Living Out Loud: : Nancy's Big Fat Belly

Lessons in faith

Nov 17, 2004 at 2:06 pm

My sister is having a baby. Nancy's my only sister and this is her first baby. I also know I probably won't be having any more children, so this baby is kind of special to me. I'll be able to hold an infant in my arms again, coo at him, smell him and fall asleep with him while resting his warm head against my shoulder.

I love children. I love how innocent they are and how honest they are. I love their soft faces and their big, bright, inquisitive eyes. I love being able to care for a new life, nurture that life and watch it grow into someone beautiful.

I think Nancy will be a great mom. She's a wonderful aunt to my children and has a terrific sense of humor, which will help her through those pull-your-hair-out-at-the-roots moments.

She's also exhibiting a trait that I never had, and I've found myself quite frankly amazed by it.

She enjoys being pregnant. In fact, she relishes in it, shows it off, savors it, is in no hurry to get the damned "blessed event" over with and is in your face about it.

Nancy will walk into a room, three weeks from her delivery date, patting her big fat belly with a broad grin on her face. She'll sit herself down in the middle of a couch or a chair, rest a plate of food on the "shelf" and wiggle her poised fingers in the air as she decides which morsel she should sacrifice to The Baby first.

She has no problem letting other people assist her, and in fact will hold an elbow out before arising from her chair so one of the guys emerging from the beer cooler can yank her up on their way back to the La-Z-Boy to watch the game. She'll smile graciously as she continues to stroke her belly and waddle off to the bathroom — again.

I think the thing is she likes the attention. And she looks beautiful, with perfect complexion and pregnancy weight of a perfect 25 pounds. As her husband has said, she's gained only enough weight to pop the wrinkles out of her face.
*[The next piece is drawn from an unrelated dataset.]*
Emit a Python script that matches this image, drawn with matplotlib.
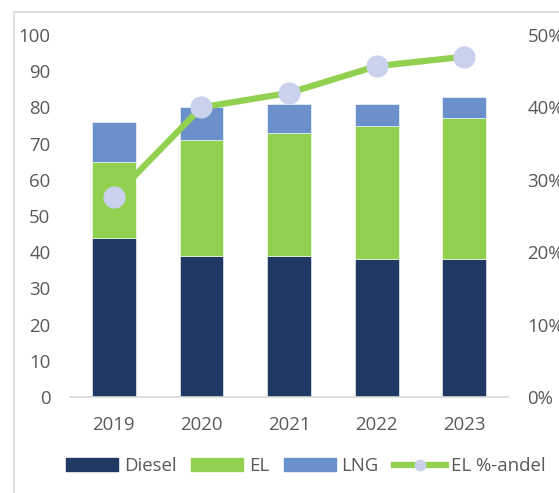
import matplotlib.pyplot as plt
from matplotlib.patches import Patch, Rectangle
from matplotlib.lines import Line2D
from matplotlib.ticker import PercentFormatter

plt.rcParams["font.family"] = ["Open Sans", "DejaVu Sans"]

years = ["2019", "2020", "2021", "2022", "2023"]
diesel = [44, 39, 39, 38, 38]
el = [21, 32, 34, 37, 39]
lng = [11, 9, 8, 6, 6]
el_share = [0.276, 0.40, 0.42, 0.457, 0.47]

c_diesel = "#203864"
c_el = "#92D050"
c_lng = "#6A91CB"
c_marker = "#C9D1EC"
txt = "#595959"
fs = 13.4

W, H = 559, 493
fig = plt.figure(figsize=(W / 100, H / 100), dpi=100)

# light frame around the chart (cropped on right and bottom)
fig.patches.append(Rectangle((14 / W, -0.05), 1.2, (H - 12) / H + 0.05,
                             transform=fig.transFigure, fill=False,
                             edgecolor="#D9D9D9", linewidth=1.2))

ax = fig.add_axes([70 / W, (H - 397) / H, (508 - 70) / W, (397 - 35) / H])
x = list(range(len(years)))
bottom2 = [d + e for d, e in zip(diesel, el)]

kw = dict(width=0.5, edgecolor="white", linewidth=0.4)
ax.bar(x, diesel, color=c_diesel, **kw)
ax.bar(x, el, bottom=diesel, color=c_el, **kw)
ax.bar(x, lng, bottom=bottom2, color=c_lng, **kw)

ax.set_xlim(-0.5, 4.5)
ax.set_ylim(0, 100)
ax.set_yticks(range(0, 101, 10))
ax.set_xticks(x)
ax.set_xticklabels(years)
for s in ["top", "left", "right"]:
    ax.spines[s].set_visible(False)
ax.spines["bottom"].set_color("#D9D9D9")
ax.spines["bottom"].set_linewidth(1.2)
ax.tick_params(axis="y", length=0, pad=14, labelsize=fs, labelcolor=txt)
ax.tick_params(axis="x", length=0, pad=14, labelsize=fs, labelcolor=txt)

ax2 = ax.twinx()
ax2.plot(x, el_share, color=c_el, linewidth=4.5, marker="o", markersize=15,
         markerfacecolor=c_marker, markeredgecolor=c_marker, zorder=5)
ax2.set_ylim(0, 0.5)
ax2.set_yticks([0, 0.1, 0.2, 0.3, 0.4, 0.5])
ax2.yaxis.set_major_formatter(PercentFormatter(1.0, decimals=0))
for s in ["top", "left", "right", "bottom"]:
    ax2.spines[s].set_visible(False)
ax2.tick_params(axis="y", length=0, pad=14, labelsize=fs, labelcolor=txt)

handles = [
    Patch(color=c_diesel, label="Diesel"),
    Patch(color=c_el, label="EL"),
    Patch(color=c_lng, label="LNG"),
    Line2D([0], [0], color=c_el, linewidth=4.5, marker="o", markersize=7.5,
           markerfacecolor=c_marker, markeredgecolor=c_marker, label="EL %-andel"),
]
leg = fig.legend(handles=handles, loc="center", bbox_to_anchor=(306 / W, (H - 466) / H),
                 ncol=4, frameon=False, fontsize=fs, handlelength=2.8,
                 handleheight=0.65, handletextpad=0.3, columnspacing=0.8)
for t in leg.get_texts():
    t.set_color(txt)

fig.savefig("out.png", dpi=100)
My 4-year-old is enamored with her — or with her belly, I should say. In a room full of people, he'll walk up to her, hike up her shirt and stare up at this big round orb.

"Is this the baby's nose?" Will asked one time, poking on her extended belly button. Nancy giggled, quite comfortable with her belly and all of its bare bigness being exposed to the rest of us. I shuddered a little and looked at my brother, whose face was scrunched up in disgust as if he just finished a shot of Jaegermeister, which he hates.
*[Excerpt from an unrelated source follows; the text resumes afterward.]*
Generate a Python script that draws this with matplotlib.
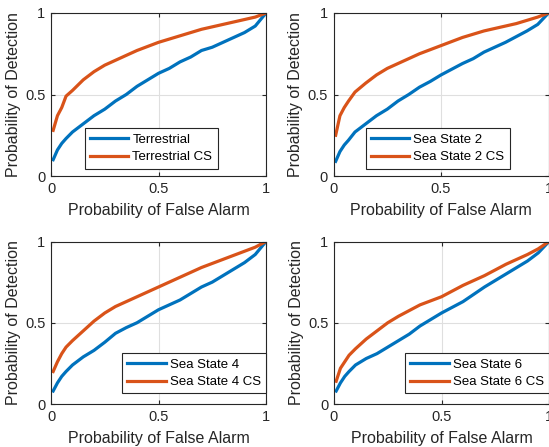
import matplotlib
matplotlib.use("Agg")
import matplotlib.pyplot as plt

plt.rcParams['font.family'] = ['Liberation Sans', 'DejaVu Sans']

# ---- data ----
pfa = [0.01, 0.03, 0.05, 0.07, 0.1, 0.15, 0.2, 0.25, 0.3, 0.35, 0.4, 0.45, 0.5,
       0.55, 0.6, 0.65, 0.7, 0.75, 0.8, 0.85, 0.9, 0.95, 1.0]

terr = [0.10, 0.16, 0.20, 0.23, 0.27, 0.32, 0.37, 0.41, 0.46, 0.50, 0.55, 0.59, 0.63,
        0.66, 0.70, 0.73, 0.77, 0.79, 0.82, 0.85, 0.88, 0.92, 1.0]
terr_cs = [0.28, 0.37, 0.42, 0.49, 0.525, 0.59, 0.64, 0.68, 0.71, 0.74, 0.77, 0.795, 0.82,
           0.84, 0.86, 0.88, 0.90, 0.915, 0.93, 0.945, 0.96, 0.975, 1.0]

ss2 = [0.09, 0.15, 0.19, 0.22, 0.27, 0.32, 0.37, 0.41, 0.46, 0.50, 0.545, 0.58, 0.62,
       0.655, 0.69, 0.72, 0.76, 0.79, 0.82, 0.855, 0.89, 0.93, 1.0]
ss2_cs = [0.25, 0.37, 0.42, 0.46, 0.515, 0.57, 0.62, 0.66, 0.69, 0.72, 0.75, 0.775, 0.80,
          0.825, 0.85, 0.87, 0.89, 0.905, 0.92, 0.935, 0.955, 0.975, 1.0]

ss4 = [0.08, 0.13, 0.17, 0.20, 0.24, 0.29, 0.33, 0.38, 0.435, 0.47, 0.50, 0.54, 0.58,
       0.61, 0.64, 0.68, 0.72, 0.75, 0.79, 0.83, 0.87, 0.92, 1.0]
ss4_cs = [0.20, 0.26, 0.31, 0.35, 0.39, 0.45, 0.51, 0.56, 0.60, 0.63, 0.66, 0.69, 0.72,
          0.75, 0.78, 0.81, 0.84, 0.865, 0.89, 0.915, 0.94, 0.965, 1.0]

ss6 = [0.08, 0.13, 0.17, 0.20, 0.24, 0.28, 0.31, 0.35, 0.39, 0.43, 0.48, 0.52, 0.56,
       0.595, 0.63, 0.675, 0.72, 0.76, 0.80, 0.84, 0.88, 0.93, 1.0]
ss6_cs = [0.14, 0.22, 0.26, 0.30, 0.34, 0.40, 0.45, 0.50, 0.54, 0.575, 0.61, 0.635, 0.66,
          0.695, 0.73, 0.76, 0.79, 0.825, 0.86, 0.89, 0.92, 0.955, 1.0]

labels = [("Terrestrial", "Terrestrial CS"),
          ("Sea State 2", "Sea State 2 CS"),
          ("Sea State 4", "Sea State 4 CS"),
          ("Sea State 6", "Sea State 6 CS")]
series = [(terr, terr_cs), (ss2, ss2_cs), (ss4, ss4_cs), (ss6, ss6_cs)]

# ---- layout ----
W, H = 549, 447
fig = plt.figure(figsize=(W / 100, H / 100), dpi=100)
rects = [(51, 13, 215, 163), (333.5, 13, 215, 163),
         (51, 241.5, 215, 162.5), (334, 241.5, 215, 162.5)]
leg_anchor = [(0.775, 0.045), (0.82, 0.045), (1.0, 0.065), (1.0, 0.065)]

blue = '#0072BD'
orange = '#D95319'
axc = '#262626'

for i, (r, (b, o), (lb, lo)) in enumerate(zip(rects, series, labels)):
    x, y, w, h = r
    ax = fig.add_axes([x / W, 1 - (y + h) / H, w / W, h / H])
    ax.plot(pfa, b, color=blue, lw=2.3, label=lb)
    ax.plot(pfa, o, color=orange, lw=2.3, label=lo)
    ax.set_xlim(0, 1)
    ax.set_ylim(0, 1)
    ax.set_xticks([0, 0.5, 1])
    ax.set_yticks([0, 0.5, 1])
    ax.set_xticklabels(['0', '0.5', '1'])
    ax.set_yticklabels(['0', '0.5', '1'])
    ax.grid(True, color='#DFDFDF', lw=0.8)
    ax.set_axisbelow(True)
    ax.tick_params(direction='in', top=True, right=True, length=3, width=0.8,
                   colors=axc, labelsize=10.5, pad=4)
    for s in ax.spines.values():
        s.set_color(axc)
        s.set_linewidth(0.8)
    ax.set_xlabel('Probability of False Alarm', fontsize=11.5, color=axc, labelpad=5)
    ax.set_ylabel('Probability of Detection', fontsize=11.5, color=axc, labelpad=3)
    leg = ax.legend(loc='lower right', bbox_to_anchor=leg_anchor[i], fontsize=9.5,
                    fancybox=False, edgecolor=axc, framealpha=1, handlelength=2.9,
                    borderaxespad=0, handletextpad=0.3, labelspacing=0.4,
                    borderpad=0.4)
    leg.get_frame().set_linewidth(0.8)

fig.savefig('out.png', dpi=100)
Nancy didn't care. She just patted her belly, smiled broadly and poked a little at her belly button herself. The rest of us simply walked out of the room, leaving Nancy, The Baby and her belly button to themselves.
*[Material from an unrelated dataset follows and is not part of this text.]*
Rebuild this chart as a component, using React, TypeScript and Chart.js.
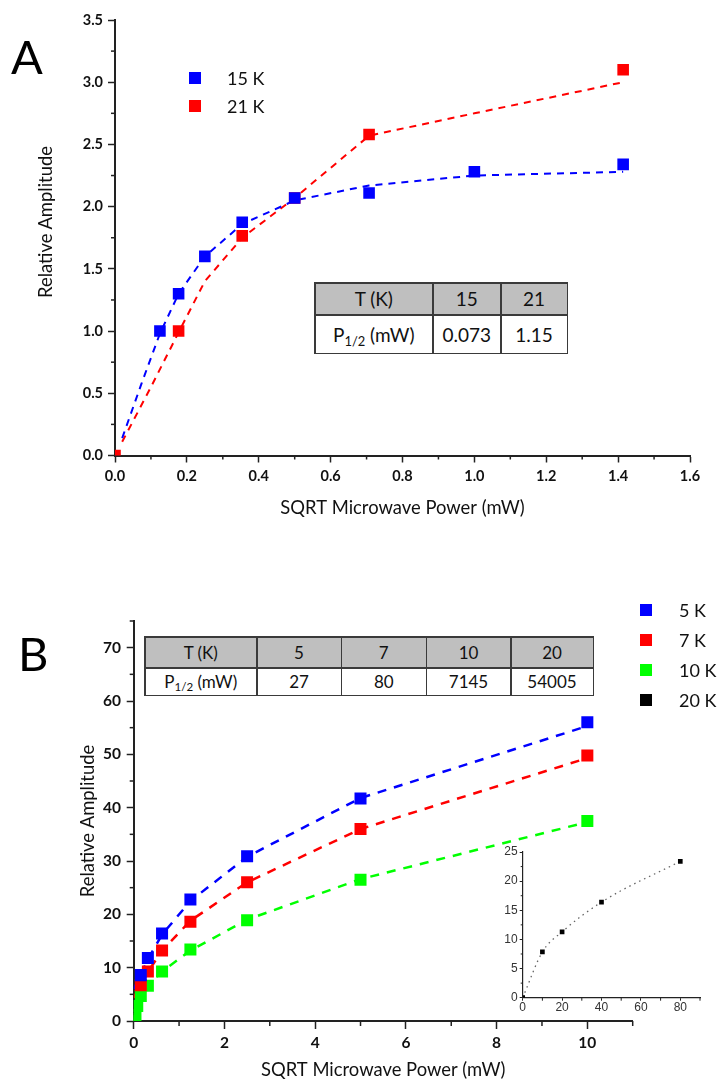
import React, { useEffect, useRef } from 'react';
import { Chart, registerables } from 'chart.js';

Chart.register(...registerables);

const FONT = 'Lato, "Open Sans", sans-serif';
const AXIS = '#222222';
const BLUE = '#0000ff';
const RED = '#ff0000';
const GREEN = '#00ff00';
const BLACK = '#000000';
const TITLE_SIZE = 18.4;

// ---------- Panel A data ----------
const aX15 = [0.125, 0.177, 0.25, 0.354, 0.5, 0.707, 1.0, 1.414];
const aY15 = [1.0, 1.3, 1.6, 1.875, 2.07, 2.11, 2.28, 2.34];
const aX21 = [0, 0.177, 0.354, 0.5, 0.707, 1.414];
const aY21 = [0, 1.0, 1.765, 2.07, 2.58, 3.1];
const aFitX15 = [0.02, 0.074, 0.125, 0.177, 0.25, 0.354, 0.5, 0.707, 1.0, 1.414];
const aFitY15 = [0.14, 0.58, 0.98, 1.3, 1.6, 1.86, 2.05, 2.17, 2.25, 2.28];
const aFitX21 = [0.02, 0.1, 0.177, 0.25, 0.354, 0.5, 0.707, 1.0, 1.414];
const aFitY21 = [0.11, 0.55, 0.99, 1.4, 1.75, 2.07, 2.57, 2.75, 3.0];
const aLegend = ['15 K', '21 K'];
const aTableHead = ['T (K)', '15', '21'];
const aTableRow = ['0.073', '1.15'];

// ---------- Panel B data ----------
const bX = [0.156, 0.3125, 0.625, 1.25, 2.5, 5, 10];
const bY5 = [8.6, 11.8, 16.4, 22.8, 30.9, 41.7, 56.0];
const bY7 = [6.7, 9.3, 13.2, 18.6, 26.0, 36.0, 49.8];
const bX10 = [0, 0.0195, 0.039, 0.078, 0.156, 0.3125, 0.625, 1.25, 2.5, 5, 10];
const bY10 = [0, 0.4, 1.1, 2.8, 4.7, 6.6, 9.3, 13.4, 18.9, 26.5, 37.5];
const bFitX = [0, 0.156, 0.3125, 0.625, 1.25, 2.5, 5, 10];
const bFitY5 = [6.0, 8.6, 11.6, 16.2, 22.5, 30.8, 41.8, 55.3];
const bFitY7 = [4.4, 6.7, 9.2, 13.2, 18.8, 26.0, 36.0, 49.3];
const bFitX10 = [0, 0.039, 0.078, 0.156, 0.3125, 0.625, 1.25, 2.5, 5, 10];
const bFitY10 = [0, 1.1, 2.8, 4.7, 6.6, 9.3, 13.2, 19.0, 26.6, 37.3];
const bLegend = ['5 K', '7 K', '10 K', '20 K'];
const bTableHead = ['T (K)', '5', '7', '10', '20'];
const bTableRow = ['27', '80', '7145', '54005'];

// ---------- Inset (20 K) ----------
const insetX = [0, 10, 20, 40, 80];
const insetY = [0, 7.85, 11.3, 16.4, 23.4];

const pts = (xs: number[], ys: number[]) => xs.map((x, i) => ({ x, y: ys[i] }));

const minorTicks = {
  id: 'minorTicks',
  afterDraw(chart: any, _args: any, opts: any) {
    const ctx = chart.ctx;
    ctx.save();
    ctx.strokeStyle = opts.color || AXIS;
    ctx.lineWidth = opts.width || 1.5;
    (opts.axes || []).forEach((a: any) => {
      const s = chart.scales[a.id];
      const n = Math.round((s.max - s.min) / a.step);
      for (let i = 0; i <= n; i++) {
        const v = s.min + i * a.step;
        const r = v / a.major;
        if (Math.abs(r - Math.round(r)) < 1e-6) continue;
        const p = s.getPixelForValue(v);
        ctx.beginPath();
        if (s.isHorizontal()) {
          ctx.moveTo(p, s.top);
          ctx.lineTo(p, s.top + a.len);
        } else {
          ctx.moveTo(s.right, p);
          ctx.lineTo(s.right - a.len, p);
        }
        ctx.stroke();
      }
    });
    ctx.restore();
  },
};

function axis(o: any) {
  return {
    type: 'linear',
    min: o.min,
    max: o.max,
    border: { display: true, color: AXIS, width: o.bw ?? 2 },
    grid: {
      display: true,
      drawOnChartArea: false,
      drawTicks: true,
      tickLength: o.tl ?? 7,
      tickColor: AXIS,
      tickWidth: o.tw ?? 1.5,
    },
    ticks: {
      stepSize: o.step,
      includeBounds: false,
      padding: o.pad ?? 5,
      color: o.color ?? '#111',
      font: o.font,
      maxRotation: 0,
      callback: o.fmt,
    },
    title: o.title
      ? { display: true, text: o.title, color: '#111', font: { family: FONT, size: TITLE_SIZE }, padding: o.titlePad }
      : { display: false },
    afterFit: (s: any) => {
      if (o.w !== undefined) s.width = o.w;
      if (o.h !== undefined) s.height = o.h;
    },
  };
}

const square = (color: string, r: number) => ({
  backgroundColor: color,
  borderColor: color,
  borderWidth: 0,
  pointStyle: 'rect',
  pointRadius: r,
  showLine: false,
  clip: 0,
});

const fit = (color: string, width: number, dash: number[]) => ({
  borderColor: color,
  backgroundColor: color,
  borderWidth: width,
  borderDash: dash,
  pointRadius: 0,
  showLine: true,
  tension: 0,
  clip: 0,
});

function configA(): any {
  const tickFont = { family: FONT, size: 14.5, weight: 'bold' };
  return {
    type: 'scatter',
    data: {
      datasets: [
        { label: aLegend[0], data: pts(aX15, aY15), ...square(BLUE, 8.2) },
        { label: aLegend[1], data: pts(aX21, aY21), ...square(RED, 8.2) },
        { label: '15 K fit', data: pts(aFitX15, aFitY15), ...fit(BLUE, 2, [7, 6]) },
        { label: '21 K fit', data: pts(aFitX21, aFitY21), ...fit(RED, 2, [7, 6]) },
      ],
    },
    options: {
      animation: false,
      responsive: false,
      devicePixelRatio: 1,
      events: [],
      layout: { padding: { left: 0, right: 30, top: 20, bottom: 0 } },
      scales: {
        x: axis({
          min: 0, max: 1.6, step: 0.2, font: tickFont, fmt: (v: number) => v.toFixed(1),
          h: 84.5, tl: 7, pad: 4.8, title: 'SQRT Microwave Power (mW)', titlePad: { top: 0, bottom: 21 },
        }),
        y: axis({
          min: 0, max: 3.5, step: 0.5, font: tickFont, fmt: (v: number) => v.toFixed(1),
          w: 115, tl: 7, pad: 5,
        }),
      },
      plugins: {
        legend: { display: false },
        tooltip: { enabled: false },
        minorTicks: {
          axes: [
            { id: 'x', step: 0.1, major: 0.2, len: 4 },
            { id: 'y', step: 0.25, major: 0.5, len: 4 },
          ],
        },
      },
    },
    plugins: [minorTicks],
  };
}

function configB(): any {
  const tickFont = { family: FONT, size: 15.5, weight: 'bold' };
  return {
    type: 'scatter',
    data: {
      datasets: [
        { label: bLegend[0], data: pts(bX, bY5), ...square(BLUE, 8.5) },
        { label: bLegend[1], data: pts(bX, bY7), ...square(RED, 8.5) },
        { label: bLegend[2], data: pts(bX10, bY10), ...square(GREEN, 8.5) },
        { label: '5 K fit', data: pts(bFitX, bFitY5), ...fit(BLUE, 2.5, [9, 8]) },
        { label: '7 K fit', data: pts(bFitX, bFitY7), ...fit(RED, 2.5, [9, 8]) },
        { label: '10 K fit', data: pts(bFitX10, bFitY10), ...fit(GREEN, 2.5, [9, 8]) },
      ],
    },
    options: {
      animation: false,
      responsive: false,
      devicePixelRatio: 1,
      events: [],
      layout: { padding: { left: 0, right: 87.3, top: 61, bottom: 0 } },
      scales: {
        x: axis({
          min: 0, max: 11, step: 2, font: tickFont, fmt: (v: number) => String(v),
          h: 65, tl: 8, pad: 4.7, title: 'SQRT Microwave Power (mW)', titlePad: { top: 0, bottom: 5 },
        }),
        y: axis({
          min: 0, max: 75, step: 10, font: tickFont, fmt: (v: number) => String(v),
          w: 133.7, tl: 7, pad: 5.7, title: 'Relative Amplitude', titlePad: { top: 77, bottom: 0 },
        }),
      },
      plugins: {
        legend: { display: false },
        tooltip: { enabled: false },
        minorTicks: {
          axes: [
            { id: 'x', step: 1, major: 2, len: 5 },
            { id: 'y', step: 5, major: 10, len: 4 },
          ],
        },
      },
    },
    plugins: [minorTicks],
  };
}

function configInset(): any {
  const tickFont = { family: '"Liberation Sans", Arial, sans-serif', size: 12 };
  return {
    type: 'scatter',
    data: {
      datasets: [
        {
          label: bLegend[3],
          data: pts(insetX, insetY),
          backgroundColor: BLACK,
          borderColor: '#666666',
          borderWidth: 1.3,
          borderDash: [1.5, 4],
          pointStyle: 'rect',
          pointRadius: 3.3,
          pointBorderWidth: 0,
          pointBackgroundColor: BLACK,
          showLine: true,
          cubicInterpolationMode: 'monotone',
          clip: 0,
        },
      ],
    },
    options: {
      animation: false,
      responsive: false,
      devicePixelRatio: 1,
      events: [],
      layout: { padding: { left: 0, right: 15, top: 12, bottom: 0 } },
      scales: {
        x: axis({
          min: 0, max: 90, step: 20, font: tickFont, fmt: (v: number) => String(v),
          h: 24.3, tl: 3, tw: 1, bw: 1.2, pad: 0, color: '#333',
        }),
        y: axis({
          min: 0, max: 25, step: 5, font: tickFont, fmt: (v: number) => String(v),
          w: 32.7, tl: 3, tw: 1, bw: 1.2, pad: 2, color: '#333',
        }),
      },
      plugins: {
        legend: { display: false },
        tooltip: { enabled: false },
        minorTicks: {
          width: 1,
          axes: [
            { id: 'x', step: 10, major: 20, len: 3 },
            { id: 'y', step: 2.5, major: 5, len: 2 },
          ],
        },
      },
    },
    plugins: [minorTicks],
  };
}

function ChartCanvas(props: { make: () => any; left: number; top: number; width: number; height: number }) {
  const ref = useRef<HTMLCanvasElement | null>(null);
  useEffect(() => {
    if (!ref.current) return;
    const chart = new Chart(ref.current, props.make());
    return () => chart.destroy();
  }, []);
  return (
    <canvas
      ref={ref}
      width={props.width}
      height={props.height}
      style={{ position: 'absolute', left: props.left, top: props.top, width: props.width, height: props.height }}
    />
  );
}

const abs = (left: number, top: number, extra: any = {}) => ({ position: 'absolute' as const, left, top, ...extra });

function LegendItem(props: { color: string; label: string; x: number; y: number; textX: number; size: number }) {
  return (
    <>
      <div style={abs(props.x - 6, props.y - 6, { width: 12, height: 12, background: props.color })} />
      <div
        style={abs(props.textX, props.y, {
          transform: 'translateY(-50%)',
          fontFamily: FONT,
          fontSize: props.size,
          color: '#111',
          whiteSpace: 'nowrap',
          lineHeight: 1,
        })}
      >
        {props.label}
      </div>
    </>
  );
}

function PHalf() {
  return (
    <span>
      P<sub style={{ fontSize: '0.68em', verticalAlign: '-0.3em', lineHeight: 0 }}>1/2</sub> (mW)
    </span>
  );
}

function Table(props: {
  left: number; top: number; cols: number[]; rows: number[]; head: string[]; row: string[]; size: number;
}) {
  const cell = (content: any, bg: string, key: string) => (
    <div
      key={key}
      style={{
        background: bg,
        display: 'flex',
        alignItems: 'center',
        justifyContent: 'center',
        fontFamily: FONT,
        fontSize: props.size,
        color: '#111',
        whiteSpace: 'nowrap',
      }}
    >
      {content}
    </div>
  );
  return (
    <div
      style={abs(props.left, props.top, {
        display: 'grid',
        gridTemplateColumns: props.cols.map((c) => c + 'px').join(' '),
        gridTemplateRows: props.rows.map((r) => r + 'px').join(' '),
        gap: 1.5,
        padding: 1.5,
        background: '#3a3a3a',
      })}
    >
      {props.head.map((h, i) => cell(h, '#bfbfbf', 'h' + i))}
      {cell(<PHalf />, '#ffffff', 'p')}
      {props.row.map((v, i) => cell(v, '#ffffff', 'r' + i))}
    </div>
  );
}

export default function App() {
  return (
    <div style={{ position: 'absolute', left: 0, top: 0, width: 720, height: 1086, background: '#fff', overflow: 'hidden' }}>
      {/* Panel A */}
      <ChartCanvas make={configA} left={0} top={0} width={720} height={540} />
      <div style={abs(11, 33, { fontFamily: FONT, fontSize: 47, lineHeight: 1, color: '#000' })}>A</div>
      <div
        style={abs(45, 222, {
          transform: 'translate(-50%, -50%) rotate(-90deg)',
          fontFamily: FONT,
          fontSize: TITLE_SIZE,
          color: '#111',
          whiteSpace: 'nowrap',
          lineHeight: 1,
        })}
      >
        Relative Amplitude
      </div>
      <LegendItem color={BLUE} label={aLegend[0]} x={195} y={78} textX={227} size={18} />
      <LegendItem color={RED} label={aLegend[1]} x={195} y={106} textX={227} size={18} />
      <Table left={314} top={282} cols={[116.5, 66.5, 65]} rows={[30.5, 37]} head={aTableHead} row={aTableRow} size={19} />

      {/* Panel B */}
      <ChartCanvas make={configB} left={0} top={560} width={720} height={526} />
      <ChartCanvas make={configInset} left={490} top={840} width={225} height={182} />
      <div style={abs(18, 630, { fontFamily: FONT, fontSize: 47, lineHeight: 1, color: '#000' })}>B</div>
      <LegendItem color={BLUE} label={bLegend[0]} x={646} y={610} textX={679} size={18} />
      <LegendItem color={RED} label={bLegend[1]} x={646} y={640} textX={679} size={18} />
      <LegendItem color={GREEN} label={bLegend[2]} x={646} y={670} textX={679} size={18} />
      <LegendItem color={BLACK} label={bLegend[3]} x={646} y={700} textX={679} size={18} />
      <Table
        left={144}
        top={636}
        cols={[110.5, 83, 83.5, 83, 81]}
        rows={[29.5, 26]}
        head={bTableHead}
        row={bTableRow}
        size={17}
      />
    </div>
  );
}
I would have hated this. Never in a million years would I let some kid lift my shirt. I would not have let anyone look at my exposed belly, much less touch it, and if anyone were to offer advice about what healthy mommy snacks I should eat, I would have told them that they were fat and should take another look at their own bathroom scale.

In fact, I can say that I hated being pregnant altogether. I gained 45 pounds with each pregnancy, was tired all the time, drank myself to oblivion with extra-large UDF chocolate malts while crying in the parking lot, left my house in my pajamas and slippers because I was too pissed off to get dressed and for some reason gained immense satisfaction from verbally insulting strangers when they smiled cutely at me. I was a bundle of maternal joy.

Not only that, but I threw up regularly.

The whole pregnancy thing is something I don't really like to revisit. Not only did I not like being pregnant, I was a nervous wreck, convinced that something was about to go horribly wrong. "Calm" and "content" were two words that did not describe my state of being during those nine months.

Instead I like to start with the first second I was able to hold each of my children. During each of their first moments, time for me stood still. As I examined their perfect little bodies, their tiny fingers, the shapes of their faces, the sound of their cry — for that moment, nothing else in the world mattered.

All I could do is laugh, because I knew then that love at first sight is possible, that there are things you have to take on faith and on the grand scale there are things that are bigger than I am.

I suppose this is something I'm still learning. I know how someone handles a pregnancy doesn't determine how good a mom she'll be or how good a person she is or how much faith she has. I still firmly believe, for me, that pregnancy sucks. But watching my sister during this time has reminded me that every now and then I still need to give it all up and just go with things, because sometimes great times happen.